Today, our knowledge of light phenomena in the human body has advanced to the point where we now know the precise quanta of light (the number of photons) required to produce each molecule of vitamin D3 in human skin. We understand at the quantum level the physics of infrared light absorption by water, of UVB light by melanin, and of visible light by retinal in the retina of the eye. We understand the role of full-spectrum (natural) light in controlling circadian rhythms and sleep patterns. Collectively, this large body of research has led us to understand the importance of full spectrum light that contains all of the sun’s electromagnetic output.
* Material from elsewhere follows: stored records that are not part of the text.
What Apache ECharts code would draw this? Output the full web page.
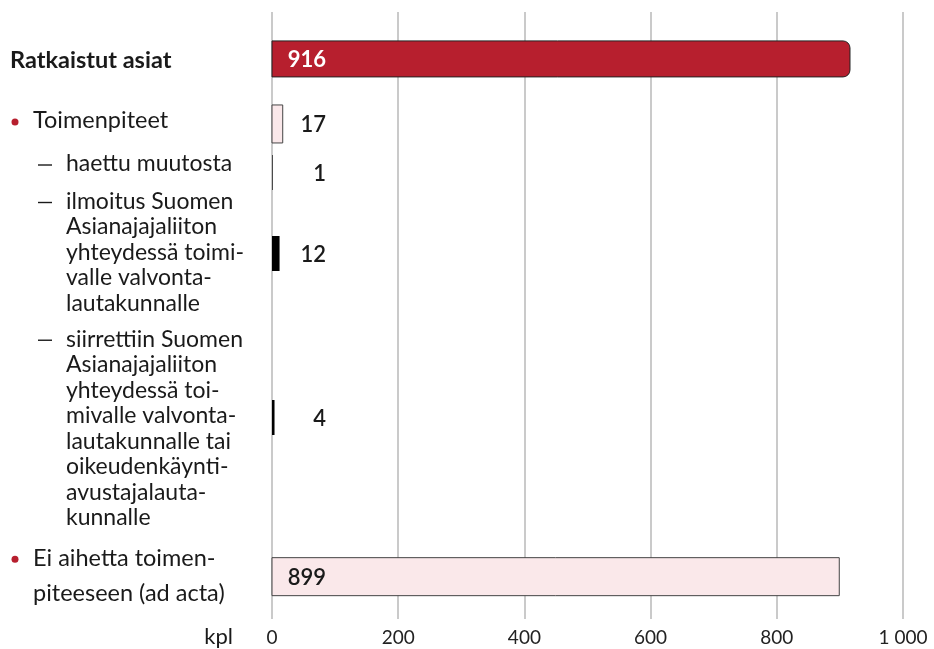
<!DOCTYPE html>
<html><head><meta charset="utf-8">
<script src="https://cdn.jsdelivr.net/npm/echarts@6/dist/echarts.min.js"></script>
<style>html,body{margin:0;padding:0;background:#fff}#c{width:934px;height:649px}</style>
</head><body><div id="c"></div>
<script>
// ---- data ----
const categories = ['Ratkaistut asiat', 'Toimenpiteet', 'haettu muutosta', 'ilmoitus', 'siirrettiin', 'Ei aihetta'];
const labelLines = [
  ['Ratkaistut asiat'],
  ['Toimenpiteet'],
  ['haettu muutosta'],
  ['ilmoitus Suomen', 'Asianajajaliiton', 'yhteydessä toimi-', 'valle valvonta-', 'lautakunnalle'],
  ['siirrettiin Suomen', 'Asianajajaliiton', 'yhteydessä toi-', 'mivalle valvonta-', 'lautakunnalle tai', 'oikeudenkäynti-', 'avustajalauta-', 'kunnalle'],
  ['Ei aihetta toimen-', 'piteeseen (ad acta)']
];
const levels = ['main', 'bullet', 'dash', 'dash', 'dash', 'bullet'];
const values = [916, 17, 1, 12, 4, 899];
const xTicks = [0, 200, 400, 600, 800, 1000];
const xTickLabels = ['0', '200', '400', '600', '800', '1 000'];
const axisUnit = 'kpl';
// ---- layout (row centres in text-line units from top of plot) ----
const barRows = [1.84, 4.39, 6.29, 9.47, 15.90, 22.14];
const labelRows = [1.88, 4.27, 5.96, 9.43, 16.33, 22.1];
const yMax = 23.8;

const RED = '#b71f2e', PINK = '#fae8ea', INK = '#1a1a1a';
const FONT = 'Lato, "Open Sans", sans-serif';

const chart = echarts.init(document.getElementById('c'), null, {renderer: 'canvas'});

function barItem(params, api) {
  const i = params.dataIndex;
  const v = api.value(0), row = api.value(1);
  const p0 = api.coord([0, row]), p1 = api.coord([v, row]);
  const lvl = levels[i];
  const h = lvl === 'dash' ? 35 : (lvl === 'main' ? 36 : 38);
  let style;
  if (lvl === 'main') style = {fill: RED, stroke: '#222', lineWidth: 1};
  else if (lvl === 'bullet') style = {fill: PINK, stroke: '#444', lineWidth: 1};
  else style = {fill: '#000', stroke: null, lineWidth: 0};
  return {
    type: 'group',
    children: [
      {type: 'rect', shape: {x: p0[0], y: p0[1] - h / 2, width: p1[0] - p0[0], height: h, r: lvl === 'main' ? [0, 7, 7, 0] : 0}, style: style},
      {type: 'text', x: p0[0] + 54, y: p0[1] + 1, style: {
        text: String(v), align: 'right', verticalAlign: 'middle',
        fontFamily: FONT, fontSize: 22, fontWeight: lvl === 'main' ? 'bold' : 600,
        fill: lvl === 'main' ? '#fff' : INK }}
    ]
  };
}

function labelItem(params, api) {
  const i = params.dataIndex;
  const row = api.value(1);
  const c = api.coord([0, row]);
  const lines = labelLines[i];
  const lvl = levels[i];
  const lh = lvl === 'bullet' ? 35 : 25.5;
  const firstY = c[1] - (lines.length - 1) * lh / 2;
  const textX = lvl === 'main' ? 10 : (lvl === 'bullet' ? 33 : 66);
  const children = [{
    type: 'text', x: textX, y: c[1],
    style: {text: lines.join('\n'), align: 'left', verticalAlign: 'middle', lineHeight: lh,
      fontFamily: FONT, fontSize: lvl === 'main' ? 23.5 : (lvl === 'bullet' ? 23.5 : 23),
      fontWeight: lvl === 'main' ? 'bold' : 'normal', fill: INK}
  }];
  if (lvl === 'bullet') children.push({type: 'circle', shape: {cx: 15, cy: firstY + 1, r: 3.5}, style: {fill: RED}});
  if (lvl === 'dash') children.push({type: 'line', shape: {x1: 38, y1: firstY + 1, x2: 52, y2: firstY + 1}, style: {stroke: INK, lineWidth: 1.4}});
  return {type: 'group', children: children};
}

chart.setOption({
  animation: false,
  grid: {left: 272, right: 31, top: 12, bottom: 30, containLabel: false},
  xAxis: {
    type: 'value', min: 0, max: 1000, interval: 200,
    axisLine: {show: false}, axisTick: {show: false},
    splitLine: {show: true, lineStyle: {color: '#b8b8b8', width: 1.5}},
    axisLabel: {margin: 9, fontFamily: FONT, fontSize: 19, color: '#222',
      formatter: function (v) { const k = xTicks.indexOf(v); return k >= 0 ? xTickLabels[k] : ''; }}
  },
  yAxis: {type: 'value', inverse: true, min: 0, max: yMax, show: false, splitLine: {show: false}},
  series: [
    {type: 'custom', name: 'bars', renderItem: barItem, clip: false,
      encode: {x: 0, y: 1}, data: values.map((v, i) => [v, barRows[i]])},
    {type: 'custom', name: 'labels', renderItem: labelItem, clip: false, silent: true,
      encode: {x: 0, y: 1}, data: categories.map((c, i) => [0, labelRows[i]])}
  ],
  graphic: [{type: 'text', right: 934 - 233, top: 626, style: {text: axisUnit, fontFamily: FONT, fontSize: 22, fill: INK}}]
});
</script></body></html>
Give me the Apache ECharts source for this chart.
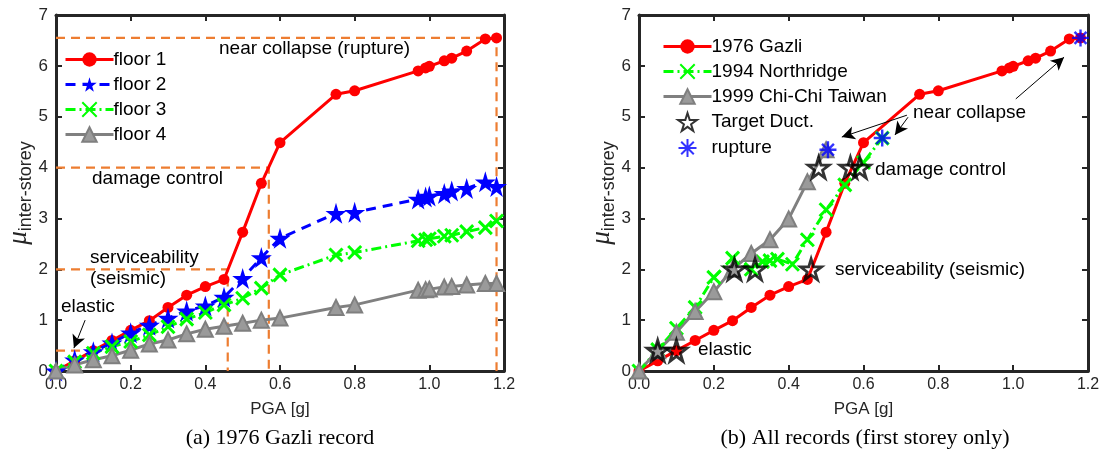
<!DOCTYPE html>
<html>
<head>
<meta charset="utf-8">
<script src="https://cdn.jsdelivr.net/npm/echarts@6/dist/echarts.min.js"></script>
<style>
  html, body { margin: 0; padding: 0; background: #fff; }
  #chart { width: 1103px; height: 462px; }
</style>
</head>
<body>
<div id="chart"></div>
<script>
// PGA steps of the Gazli record (shared by all four floors)
const pga = [0, 0.05, 0.1, 0.15, 0.2, 0.25, 0.3, 0.35, 0.4, 0.45, 0.5, 0.55, 0.6, 0.75, 0.8, 0.97, 0.99, 1.0, 1.04, 1.06, 1.1, 1.15, 1.18]
const floor1 = [0, 0.2, 0.4, 0.6, 0.8, 0.99, 1.25, 1.49, 1.66, 1.8, 2.73, 3.69, 4.49, 5.44, 5.51, 5.9, 5.96, 5.99, 6.1, 6.15, 6.29, 6.53, 6.55]
const floor2 = [0, 0.22, 0.38, 0.55, 0.75, 0.9, 1.04, 1.18, 1.28, 1.45, 1.82, 2.23, 2.61, 3.1, 3.12, 3.38, 3.42, 3.44, 3.49, 3.54, 3.59, 3.72, 3.63]
const floor3 = [0, 0.18, 0.35, 0.48, 0.58, 0.71, 0.87, 1.02, 1.15, 1.3, 1.43, 1.63, 1.89, 2.28, 2.33, 2.56, 2.58, 2.6, 2.65, 2.67, 2.74, 2.82, 2.95]
const floor4 = [0, 0.12, 0.22, 0.3, 0.41, 0.53, 0.61, 0.73, 0.82, 0.88, 0.94, 1.0, 1.04, 1.25, 1.3, 1.59, 1.6, 1.61, 1.65, 1.66, 1.69, 1.72, 1.72]

// first storey, other records
const northPga = [0, 0.05, 0.1, 0.15, 0.2, 0.25, 0.3, 0.33, 0.35, 0.37, 0.41, 0.45, 0.5, 0.55, 0.6, 0.65]
const northMu = [0, 0.42, 0.84, 1.25, 1.84, 2.22, 2.0, 2.15, 2.17, 2.2, 2.1, 2.58, 3.17, 3.66, 4.1, 4.58]
const chichiPga = [0, 0.05, 0.1, 0.15, 0.2, 0.25, 0.3, 0.35, 0.4, 0.45, 0.5]
const chichiMu = [0, 0.4, 0.76, 1.17, 1.56, 2.0, 2.31, 2.58, 2.99, 3.72, 4.35]

// target ductility hits and rupture points
const targetPga = [0.05, 0.1, 0.255, 0.31, 0.46, 0.48, 0.565, 0.59]
const targetMu = [0.4, 0.4, 2.0, 2.0, 2.0, 4.0, 4.0, 4.0]
const rupturePga = [1.18, 0.505, 0.65]
const ruptureMu = [6.55, 4.35, 4.58]

// limit states (left panel)
const limitPga = [0.1, 0.46, 0.57, 1.18]
const limitMu = [0.4, 2, 4, 6.55]

const xTicks = [0, 0.2, 0.4, 0.6, 0.8, 1.0, 1.2]
const yTicks = [0, 1, 2, 3, 4, 5, 6, 7]

const zip = (xs, ys) => xs.map((x, i) => [x, ys[i]])

const AX = '#262626'
const FONT = 'Liberation Sans, Arial, sans-serif'
const STAR = 'path://M50,0L61,35L98,35L68,57L79,91L50,70L21,91L32,57L2,35L39,35Z'
const CROSS = 'path://M0,0L10,10M10,0L0,10'
const ASTER = 'path://M5,0L5,10M0,5L10,5M1.5,1.5L8.5,8.5M8.5,1.5L1.5,8.5'

function xAxes (gi) {
  const base = {
    type: 'value', gridIndex: gi, min: 0, max: xTicks[xTicks.length - 1], interval: 0.2,
    axisLine: { show: true, onZero: false, lineStyle: { color: AX, width: 3 } },
    axisTick: { show: true, inside: true, length: 6, lineStyle: { color: AX, width: 2 } },
    splitLine: { show: false }
  }
  return [
    Object.assign({}, base, {
      position: 'bottom',
      name: 'PGA [g]', nameLocation: 'middle', nameGap: 30,
      nameTextStyle: { fontFamily: FONT, fontSize: 17, color: AX },
      axisLabel: { margin: 6, fontFamily: FONT, fontSize: 16, color: AX, formatter: v => v.toFixed(1) }
    }),
    Object.assign({}, base, { position: 'top', axisLabel: { show: false } })
  ]
}

function yAxes (gi) {
  const base = {
    type: 'value', gridIndex: gi, min: 0, max: yTicks[yTicks.length - 1], interval: 1,
    axisLine: { show: true, onZero: false, lineStyle: { color: AX, width: 3 } },
    axisTick: { show: true, inside: true, length: 6, lineStyle: { color: AX, width: 2 } },
    splitLine: { show: false }
  }
  return [
    Object.assign({}, base, {
      position: 'left',
      name: '{mu|μ}{sub|inter-storey}', nameLocation: 'middle', nameGap: 17, nameRotate: 90,
      nameTextStyle: {
        color: AX,
        rich: {
          mu: { fontFamily: 'Liberation Serif, serif', fontStyle: 'italic', fontSize: 27, color: AX },
          sub: { fontFamily: FONT, fontSize: 18, color: AX, padding: [13, 0, 0, 0] }
        }
      },
      axisLabel: { margin: 8, fontFamily: FONT, fontSize: 17, color: AX }
    }),
    Object.assign({}, base, { position: 'right', axisLabel: { show: false } })
  ]
}

function lineSeries (name, gi, data, color, dash, symbol, size, extra) {
  return Object.assign({
    name, type: 'line', xAxisIndex: gi * 2, yAxisIndex: gi * 2,
    data, symbol, symbolSize: size,
    lineStyle: { color, width: 3, type: dash },
    itemStyle: { color, borderColor: color, borderWidth: 0 },
    z: 3
  }, extra || {})
}

const crossStyle = { color: '#00ff00', borderColor: '#00ff00', borderWidth: 3 }
const triStyle = { color: '#9a9a9a', borderColor: '#7f7f7f', borderWidth: 2 }

const series = []

// limit state guide lines
limitPga.forEach((g, i) => {
  series.push({
    type: 'line', xAxisIndex: 0, yAxisIndex: 0, silent: true, symbol: 'none',
    data: [[0, limitMu[i]], [g, limitMu[i]], [g, 0]],
    lineStyle: { color: '#ED7D31', width: 2.2, type: [9, 6] }, z: 1
  })
})

series.push(lineSeries('floor 1', 0, zip(pga, floor1), '#ff0000', 'solid', 'circle', 11, {
  markLine: {
    silent: true, symbol: ['none', 'arrow'], symbolSize: [10, 13],
    lineStyle: { color: '#000', width: 1, type: 'solid' }, label: { show: false },
    data: [[{ coord: [0.078, 1.0] }, { coord: [0.048, 0.45] }]]
  }
}))
series.push(lineSeries('floor 2', 0, zip(pga, floor2), '#0000ff', [10, 7], STAR, 21))
series.push(lineSeries('floor 3', 0, zip(pga, floor3), '#00ff00', [10, 4, 2, 4], CROSS, 13, { itemStyle: crossStyle }))
series.push(lineSeries('floor 4', 0, zip(pga, floor4), '#808080', 'solid', 'triangle', 15, { itemStyle: triStyle }))

series.push(lineSeries('1976 Gazli', 1, zip(pga, floor1), '#ff0000', 'solid', 'circle', 11, {
  markLine: {
    silent: true, symbol: ['none', 'arrow'], symbolSize: [10, 13],
    lineStyle: { color: '#000', width: 1, type: 'solid' }, label: { show: false },
    data: [
      [{ coord: [0.716, 5.03] }, { coord: [0.542, 4.6] }],
      [{ coord: [0.719, 4.99] }, { coord: [0.684, 4.64] }],
      [{ coord: [1.007, 5.35] }, { coord: [1.136, 6.17] }]
    ]
  }
}))
series.push(lineSeries('1994 Northridge', 1, zip(northPga, northMu), '#00ff00', [10, 4, 2, 4], CROSS, 13, { itemStyle: crossStyle }))
series.push(lineSeries('1999 Chi-Chi Taiwan', 1, zip(chichiPga, chichiMu), '#808080', 'solid', 'triangle', 15, { itemStyle: triStyle }))
series.push({
  name: 'Target Duct.', type: 'scatter', xAxisIndex: 2, yAxisIndex: 2,
  data: zip(targetPga, targetMu), symbol: STAR, symbolSize: 21,
  itemStyle: { color: 'rgba(0,0,0,0)', borderColor: '#000', borderWidth: 2.8 }, z: 5
})
series.push({
  name: 'rupture', type: 'scatter', xAxisIndex: 2, yAxisIndex: 2,
  data: zip(rupturePga, ruptureMu), symbol: ASTER, symbolSize: 17,
  itemStyle: { color: '#0000ff', borderColor: '#0000ff', borderWidth: 2.4 }, z: 6
})

const txt = (x, y, text, extra) => ({
  type: 'text', x, y,
  style: Object.assign({ text, font: '19px ' + FONT, fill: '#000', verticalAlign: 'middle', align: 'left' }, extra || {})
})

const legendBase = {
  orient: 'vertical', itemWidth: 48, itemHeight: 18, itemGap: 6,
  lineStyle: { width: 3 },
  textStyle: { fontFamily: FONT, fontSize: 19, color: '#000', padding: [0, 0, 0, -5] }
}

const chart = echarts.init(document.getElementById('chart'), null, { renderer: 'canvas' })
chart.setOption({
  animation: false,
  backgroundColor: '#fff',
  grid: [
    { left: 56, top: 15, width: 448, height: 356 },
    { left: 639, top: 15, width: 449, height: 356 }
  ],
  xAxis: xAxes(0).concat(xAxes(1)),
  yAxis: yAxes(0).concat(yAxes(1)),
  legend: [
    Object.assign({}, legendBase, { data: ['floor 1', 'floor 2', 'floor 3', 'floor 4'], left: 59, top: 45 }),
    Object.assign({}, legendBase, {
      data: ['1976 Gazli', '1994 Northridge', '1999 Chi-Chi Taiwan', 'Target Duct.', 'rupture'],
      left: 657, top: 32
    })
  ],
  graphic: [
    txt(219, 49, 'near collapse (rupture)'),
    txt(92, 179, 'damage control'),
    txt(90, 258, 'serviceability'),
    txt(90, 279, '(seismic)'),
    txt(61, 307, 'elastic'),
    txt(913, 113, 'near collapse'),
    txt(875, 170, 'damage control'),
    txt(835, 270, 'serviceability (seismic)'),
    txt(698, 350, 'elastic'),
    txt(280, 438, '(a) 1976 Gazli record', { font: '22px Liberation Serif, serif', align: 'center' }),
    txt(865, 438, '(b) All records (first storey only)', { font: '22px Liberation Serif, serif', align: 'center' })
  ],
  series
})
</script>
</body>
</html>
So, with this sophisticated understanding of light and its necessary interactions with the human body, why has light therapy, especially full spectrum sunlight, been largely ignored by the western medical establishment? Hamblin and Liebert (2022) asked this question and attribute the omission to two main issues: 1) A lack of large-scale clinical trials, and 2) A lack of a clear mechanism of action. Both of these circumstances are true, but one must ask why there have been no clinical trials and why the mechanisms have not been well characterized. The straightforward answer is that private and public funding on both of these fronts has not been forthcoming. While the foundational science has been good, the use of light, especially sunlight, is still viewed as too simple a solution for these complex health issues (despite the fact that, paradoxically, the mechanism of action for effects of any intervention, including pharmaceuticals, on cells and organisms has been difficult to tease out). Given that we rely on the pharmaceutical industry to fund and perform the majority of clinical trials and there is no motivation for the industry to study natural solutions that are available to us all, it’s unlikely we’ll see clinical trials on these topics unless they are funded through a different avenue.